Bilinse de ifade etmekte fayda var; ABD, Ortadoğu’da İsrail’in güvenliğini sağlamak istiyor ancak Ortadoğu politikaları sadece İsrail için değil. ABD, aynı zamanda bölgedeki etkinliğini de pazar hakimiyetini de kaybetmek istemiyor. Aynı zamanda tüm varlığını İsrail’e armağan etmek üzere hazır olda da beklemiyor. Aslında ABD de “Siyonistlerin her daim ağlayarak ya da şantaj yaparak kendisinden sürekli bir şeyler istemesinden” bıkmış durumda. İsrail nedeniyle tüm dünyada “işgalciliğin destekçisi” olarak anılıyor ve bir an önce Ortadoğu’da İsrail’in güvenliğini sağlamak, topraklarını genişletmek, bir anlamda “al da artık yakamdan düşsün” diye uğraşıyor. Bu nedenle de Suriye konusunda İsrail toprak genişletsin, güvenliğini sağlasın, karşısında eskiden tercih edeceği “meşru” bir Esed yerine, eli daha zayıf, kolayca “gayrı meşru ilan edebileceği”, askeri mühimmatı İsrail tarafından vurulmuş yeni bir Suriye rejimini daha önce “terör örgütü” dediği HTŞ üzerinden inşa ediyor olabilir. Ve o HTŞ de Esed’in devrilmesi karşılığında İsrail’e saldırmayacağının garantisini vermiş, İsrail’in biraz toprak almasını da Esed’in gitmesi karşılığında kabul etmiş olabilir. Aynı zamanda HTŞ’nin de ifade ettiği gibi İran ve Hizbullah ile mücadele edeceğini belirten bir rejim, ABD ve İsrail’in neden işine gelmesin ki?

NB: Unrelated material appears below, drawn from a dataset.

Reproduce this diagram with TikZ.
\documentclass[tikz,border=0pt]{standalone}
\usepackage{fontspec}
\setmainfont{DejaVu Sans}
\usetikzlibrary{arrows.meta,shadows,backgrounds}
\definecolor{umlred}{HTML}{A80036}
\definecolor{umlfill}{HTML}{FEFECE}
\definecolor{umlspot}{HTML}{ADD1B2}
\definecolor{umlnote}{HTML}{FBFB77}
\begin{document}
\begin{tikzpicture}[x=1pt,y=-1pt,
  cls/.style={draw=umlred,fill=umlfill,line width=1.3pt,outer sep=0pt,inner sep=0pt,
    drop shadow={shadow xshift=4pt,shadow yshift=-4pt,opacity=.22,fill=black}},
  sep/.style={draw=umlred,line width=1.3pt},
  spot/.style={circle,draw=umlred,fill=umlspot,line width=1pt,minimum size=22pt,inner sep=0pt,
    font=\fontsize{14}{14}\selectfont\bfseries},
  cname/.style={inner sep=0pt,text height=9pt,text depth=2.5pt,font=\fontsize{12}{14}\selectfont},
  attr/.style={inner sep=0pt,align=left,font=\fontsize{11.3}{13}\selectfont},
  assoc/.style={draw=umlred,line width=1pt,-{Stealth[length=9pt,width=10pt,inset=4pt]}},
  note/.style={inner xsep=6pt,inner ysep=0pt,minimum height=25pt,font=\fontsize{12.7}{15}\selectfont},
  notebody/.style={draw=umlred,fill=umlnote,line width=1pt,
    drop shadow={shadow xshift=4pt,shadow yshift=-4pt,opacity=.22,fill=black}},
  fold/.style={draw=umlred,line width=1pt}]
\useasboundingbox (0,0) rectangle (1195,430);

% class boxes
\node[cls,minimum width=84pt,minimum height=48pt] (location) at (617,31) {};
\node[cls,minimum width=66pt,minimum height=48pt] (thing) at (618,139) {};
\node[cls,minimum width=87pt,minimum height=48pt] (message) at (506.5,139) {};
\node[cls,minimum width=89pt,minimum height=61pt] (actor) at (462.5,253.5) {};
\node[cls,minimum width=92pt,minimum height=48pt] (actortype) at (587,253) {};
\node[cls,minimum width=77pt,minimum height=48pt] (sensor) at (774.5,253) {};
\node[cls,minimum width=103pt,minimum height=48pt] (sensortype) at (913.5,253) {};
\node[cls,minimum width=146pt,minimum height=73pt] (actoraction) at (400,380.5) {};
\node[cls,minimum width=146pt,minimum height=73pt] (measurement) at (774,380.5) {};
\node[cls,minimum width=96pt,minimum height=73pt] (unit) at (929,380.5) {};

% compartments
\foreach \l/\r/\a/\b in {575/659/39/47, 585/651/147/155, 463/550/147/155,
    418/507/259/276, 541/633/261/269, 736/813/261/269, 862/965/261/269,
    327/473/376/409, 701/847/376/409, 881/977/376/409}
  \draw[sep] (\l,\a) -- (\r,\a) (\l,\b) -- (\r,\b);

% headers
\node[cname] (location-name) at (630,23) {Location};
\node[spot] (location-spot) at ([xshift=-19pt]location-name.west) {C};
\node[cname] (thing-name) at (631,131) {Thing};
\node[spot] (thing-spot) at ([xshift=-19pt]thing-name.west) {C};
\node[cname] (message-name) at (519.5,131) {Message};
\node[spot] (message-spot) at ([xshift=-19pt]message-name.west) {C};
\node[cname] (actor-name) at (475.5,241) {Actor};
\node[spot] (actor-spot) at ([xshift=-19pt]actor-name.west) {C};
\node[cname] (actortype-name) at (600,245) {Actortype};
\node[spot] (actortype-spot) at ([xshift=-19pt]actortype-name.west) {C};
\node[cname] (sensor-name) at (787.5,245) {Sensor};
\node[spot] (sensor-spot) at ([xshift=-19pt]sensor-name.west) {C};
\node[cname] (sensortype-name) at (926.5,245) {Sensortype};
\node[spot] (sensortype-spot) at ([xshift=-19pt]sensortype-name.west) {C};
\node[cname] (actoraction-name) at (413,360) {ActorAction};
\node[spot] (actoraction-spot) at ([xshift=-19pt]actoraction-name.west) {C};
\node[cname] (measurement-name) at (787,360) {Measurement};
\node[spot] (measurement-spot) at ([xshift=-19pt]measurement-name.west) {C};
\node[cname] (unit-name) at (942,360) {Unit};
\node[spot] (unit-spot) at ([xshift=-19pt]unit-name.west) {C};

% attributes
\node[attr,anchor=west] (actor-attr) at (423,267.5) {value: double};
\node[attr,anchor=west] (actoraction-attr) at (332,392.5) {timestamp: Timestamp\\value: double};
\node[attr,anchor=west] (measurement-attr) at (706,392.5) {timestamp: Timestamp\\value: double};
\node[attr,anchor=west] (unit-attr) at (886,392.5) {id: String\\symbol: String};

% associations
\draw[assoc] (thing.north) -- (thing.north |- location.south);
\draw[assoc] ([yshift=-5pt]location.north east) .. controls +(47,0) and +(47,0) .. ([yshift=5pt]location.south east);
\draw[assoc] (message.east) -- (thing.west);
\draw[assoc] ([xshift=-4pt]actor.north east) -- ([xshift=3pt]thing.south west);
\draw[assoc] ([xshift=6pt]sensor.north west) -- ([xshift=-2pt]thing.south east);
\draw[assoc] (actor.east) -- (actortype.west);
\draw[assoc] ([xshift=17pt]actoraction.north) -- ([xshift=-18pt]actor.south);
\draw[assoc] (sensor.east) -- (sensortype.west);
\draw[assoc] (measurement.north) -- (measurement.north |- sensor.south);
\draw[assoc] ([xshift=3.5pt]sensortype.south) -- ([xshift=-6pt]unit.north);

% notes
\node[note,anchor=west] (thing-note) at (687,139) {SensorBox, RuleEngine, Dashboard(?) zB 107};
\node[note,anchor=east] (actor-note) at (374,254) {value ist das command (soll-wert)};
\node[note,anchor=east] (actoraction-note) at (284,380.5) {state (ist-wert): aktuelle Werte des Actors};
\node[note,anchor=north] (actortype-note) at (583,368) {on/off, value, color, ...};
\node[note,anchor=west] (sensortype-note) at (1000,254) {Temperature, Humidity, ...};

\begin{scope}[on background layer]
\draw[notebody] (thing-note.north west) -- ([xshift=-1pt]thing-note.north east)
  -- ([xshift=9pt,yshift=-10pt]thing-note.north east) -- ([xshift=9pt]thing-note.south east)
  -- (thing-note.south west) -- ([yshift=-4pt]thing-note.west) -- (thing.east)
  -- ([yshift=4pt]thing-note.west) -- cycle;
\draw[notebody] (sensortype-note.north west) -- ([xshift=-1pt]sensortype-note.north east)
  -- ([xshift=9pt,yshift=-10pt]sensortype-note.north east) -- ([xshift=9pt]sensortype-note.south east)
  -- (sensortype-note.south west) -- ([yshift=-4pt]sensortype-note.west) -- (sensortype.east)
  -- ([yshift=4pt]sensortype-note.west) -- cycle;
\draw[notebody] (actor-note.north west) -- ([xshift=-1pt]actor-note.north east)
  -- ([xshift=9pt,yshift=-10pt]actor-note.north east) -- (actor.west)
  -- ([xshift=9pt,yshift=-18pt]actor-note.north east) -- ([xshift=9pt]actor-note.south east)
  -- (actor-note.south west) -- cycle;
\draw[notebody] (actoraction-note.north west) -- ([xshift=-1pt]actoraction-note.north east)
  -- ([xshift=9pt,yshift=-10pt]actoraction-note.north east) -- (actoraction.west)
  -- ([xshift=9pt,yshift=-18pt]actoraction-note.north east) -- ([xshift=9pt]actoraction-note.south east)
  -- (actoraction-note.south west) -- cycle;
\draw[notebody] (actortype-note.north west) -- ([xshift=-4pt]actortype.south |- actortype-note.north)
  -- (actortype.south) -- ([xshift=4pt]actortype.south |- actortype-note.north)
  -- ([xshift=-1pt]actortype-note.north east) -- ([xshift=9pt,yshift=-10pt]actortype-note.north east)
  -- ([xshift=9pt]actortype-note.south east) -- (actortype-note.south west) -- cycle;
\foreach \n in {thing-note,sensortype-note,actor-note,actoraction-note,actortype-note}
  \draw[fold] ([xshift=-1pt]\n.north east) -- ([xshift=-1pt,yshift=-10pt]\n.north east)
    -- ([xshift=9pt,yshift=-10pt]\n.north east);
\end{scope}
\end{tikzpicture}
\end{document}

Tabi burada Türkiye’nin terör örgütü olarak kabul ettiği PKK ve YPG’nin elimine edilmesi konusunda Türkiye’ye vaatlerde bulunulmuş olabilir. Ve doğru nokta şu ki, PKK ve YPG’nin elimine edilmesi noktasında önce bir diyalog ortamı oluşturuluyor. Bunu, MHP Genel Başkanı Bahçeli’nin içeride İmralı’ya “PKK’yı lağvet, gelin bu işi çözelim”, Dışişleri Bakanı Hakan Fidan’ın Suriye’de YPG’ye “silahlarınızı bırakın ve Suriye’deki yeni rejimle barışık bir biçimde Suriye içindeki yerinizi alın” çağrılarından anlıyoruz.

Peki, herkes razı ise, herkesin bir kazancı var ise, diyalog mevcut ise sorun ne? Sorun şu; sınırlı bir İran, devrilmiş bir Esed şu tabloda bölge için daha iyi görünüyor, burada sorun yok. Ancak Türkiye’nin bu kadar öne sürülmesi, yarın ne olacağını bilmediğimiz bir durumda risk değil mi?

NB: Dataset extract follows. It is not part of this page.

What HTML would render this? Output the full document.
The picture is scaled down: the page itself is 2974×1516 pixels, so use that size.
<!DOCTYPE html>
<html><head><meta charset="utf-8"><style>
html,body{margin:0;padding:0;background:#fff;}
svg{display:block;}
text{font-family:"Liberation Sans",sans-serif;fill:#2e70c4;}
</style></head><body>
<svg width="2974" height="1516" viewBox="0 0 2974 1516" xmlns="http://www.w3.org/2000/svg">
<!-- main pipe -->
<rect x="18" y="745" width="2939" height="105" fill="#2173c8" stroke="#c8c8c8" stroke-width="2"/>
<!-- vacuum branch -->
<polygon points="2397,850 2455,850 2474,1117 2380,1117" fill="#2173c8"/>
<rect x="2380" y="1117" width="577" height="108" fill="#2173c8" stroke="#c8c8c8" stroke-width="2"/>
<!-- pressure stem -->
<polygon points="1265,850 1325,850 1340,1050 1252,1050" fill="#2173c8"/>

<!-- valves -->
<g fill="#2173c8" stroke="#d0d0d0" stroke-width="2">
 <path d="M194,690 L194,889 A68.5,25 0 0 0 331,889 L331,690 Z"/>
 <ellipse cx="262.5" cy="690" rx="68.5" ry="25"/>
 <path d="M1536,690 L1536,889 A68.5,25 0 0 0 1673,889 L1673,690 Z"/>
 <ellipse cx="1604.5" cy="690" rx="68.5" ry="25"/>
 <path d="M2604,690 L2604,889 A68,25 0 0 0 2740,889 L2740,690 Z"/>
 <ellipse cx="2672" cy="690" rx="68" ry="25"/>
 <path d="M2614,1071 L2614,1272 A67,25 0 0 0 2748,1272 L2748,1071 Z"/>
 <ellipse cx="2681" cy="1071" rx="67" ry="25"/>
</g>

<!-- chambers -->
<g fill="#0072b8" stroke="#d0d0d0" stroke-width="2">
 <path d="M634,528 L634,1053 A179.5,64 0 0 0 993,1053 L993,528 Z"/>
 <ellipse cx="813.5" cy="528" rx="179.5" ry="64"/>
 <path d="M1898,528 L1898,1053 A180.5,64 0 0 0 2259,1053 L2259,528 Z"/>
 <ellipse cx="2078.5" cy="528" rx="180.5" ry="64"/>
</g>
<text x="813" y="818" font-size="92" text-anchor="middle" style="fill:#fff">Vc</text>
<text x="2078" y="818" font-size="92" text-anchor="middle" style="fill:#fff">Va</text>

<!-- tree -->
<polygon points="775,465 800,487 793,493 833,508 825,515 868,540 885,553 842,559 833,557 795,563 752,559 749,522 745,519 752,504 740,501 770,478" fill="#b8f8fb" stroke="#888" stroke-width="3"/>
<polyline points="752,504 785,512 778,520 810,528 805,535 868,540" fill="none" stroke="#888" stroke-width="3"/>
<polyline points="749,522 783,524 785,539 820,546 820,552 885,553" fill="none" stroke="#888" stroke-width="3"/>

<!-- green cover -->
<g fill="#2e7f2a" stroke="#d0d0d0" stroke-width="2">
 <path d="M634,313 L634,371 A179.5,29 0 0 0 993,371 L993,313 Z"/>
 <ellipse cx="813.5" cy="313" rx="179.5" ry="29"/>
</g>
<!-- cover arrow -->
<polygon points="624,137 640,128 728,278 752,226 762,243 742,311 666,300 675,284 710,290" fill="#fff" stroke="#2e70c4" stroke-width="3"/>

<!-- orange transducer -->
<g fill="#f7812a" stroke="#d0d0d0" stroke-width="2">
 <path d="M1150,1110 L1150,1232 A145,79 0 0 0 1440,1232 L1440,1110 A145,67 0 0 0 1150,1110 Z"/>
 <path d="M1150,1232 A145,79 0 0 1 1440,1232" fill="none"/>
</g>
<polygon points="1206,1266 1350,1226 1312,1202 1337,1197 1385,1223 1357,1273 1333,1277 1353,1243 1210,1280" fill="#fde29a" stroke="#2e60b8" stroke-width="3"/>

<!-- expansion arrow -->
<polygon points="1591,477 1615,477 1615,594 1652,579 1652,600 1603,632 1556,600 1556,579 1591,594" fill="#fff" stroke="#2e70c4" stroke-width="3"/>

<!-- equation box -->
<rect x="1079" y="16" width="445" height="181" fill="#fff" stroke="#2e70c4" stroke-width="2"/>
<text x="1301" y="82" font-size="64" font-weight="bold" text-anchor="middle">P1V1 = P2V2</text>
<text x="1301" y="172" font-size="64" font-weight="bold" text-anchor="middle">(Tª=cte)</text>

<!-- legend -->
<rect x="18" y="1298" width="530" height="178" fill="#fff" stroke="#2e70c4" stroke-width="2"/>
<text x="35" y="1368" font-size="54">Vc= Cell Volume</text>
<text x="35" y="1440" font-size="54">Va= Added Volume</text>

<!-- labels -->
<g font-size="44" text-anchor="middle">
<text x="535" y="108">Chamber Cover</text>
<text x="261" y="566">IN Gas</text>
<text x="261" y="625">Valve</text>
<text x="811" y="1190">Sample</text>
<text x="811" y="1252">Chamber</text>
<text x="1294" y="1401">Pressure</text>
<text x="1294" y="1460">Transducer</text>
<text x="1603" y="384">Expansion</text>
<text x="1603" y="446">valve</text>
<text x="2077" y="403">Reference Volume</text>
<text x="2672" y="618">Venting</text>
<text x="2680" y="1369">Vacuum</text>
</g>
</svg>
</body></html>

HTŞ’yi terör örgütü olarak kabul edenler, yarın Türkiye’yi terör örgütü ile ilişkiler nedeniyle itham ederse ne olacak?

İsrail, Golan Tepeleri ile sınırlı kalmazsa ne olacak?

Filistin ne olacak?

İran, bölge için bir problem olsa da tek başına Türkiye’nin sorunu değil, Türkiye, İran ile doğrudan karşı karşıya getirilirse ne olacak?

Bölgede Müslümanlar birbiriyle çatışıyor da İsrail emellerine rahatça ulaşsın diye Müslümanların birbirleriyle çatışma ihtimali ortaya çıkarsa ne olacak?

ABD artık Trump’ın ABD’si… Trump’ın mantığını biliyorsunuz; tüm borçlarımızı Araplara ödeteceğiz, benim dönemimde Ortadoğu’da tek askerimiz ölmedi, ölmeyecek… O zaman soru şu; İsrail’in ve onun şikayetlerinden bıkmış ABD’nin güvenliği ve çıkarları için kimin askerleri ölecek? Şu uzunca anlattığım tabloda korkutucu olan bu soruya verilecek cevaptır.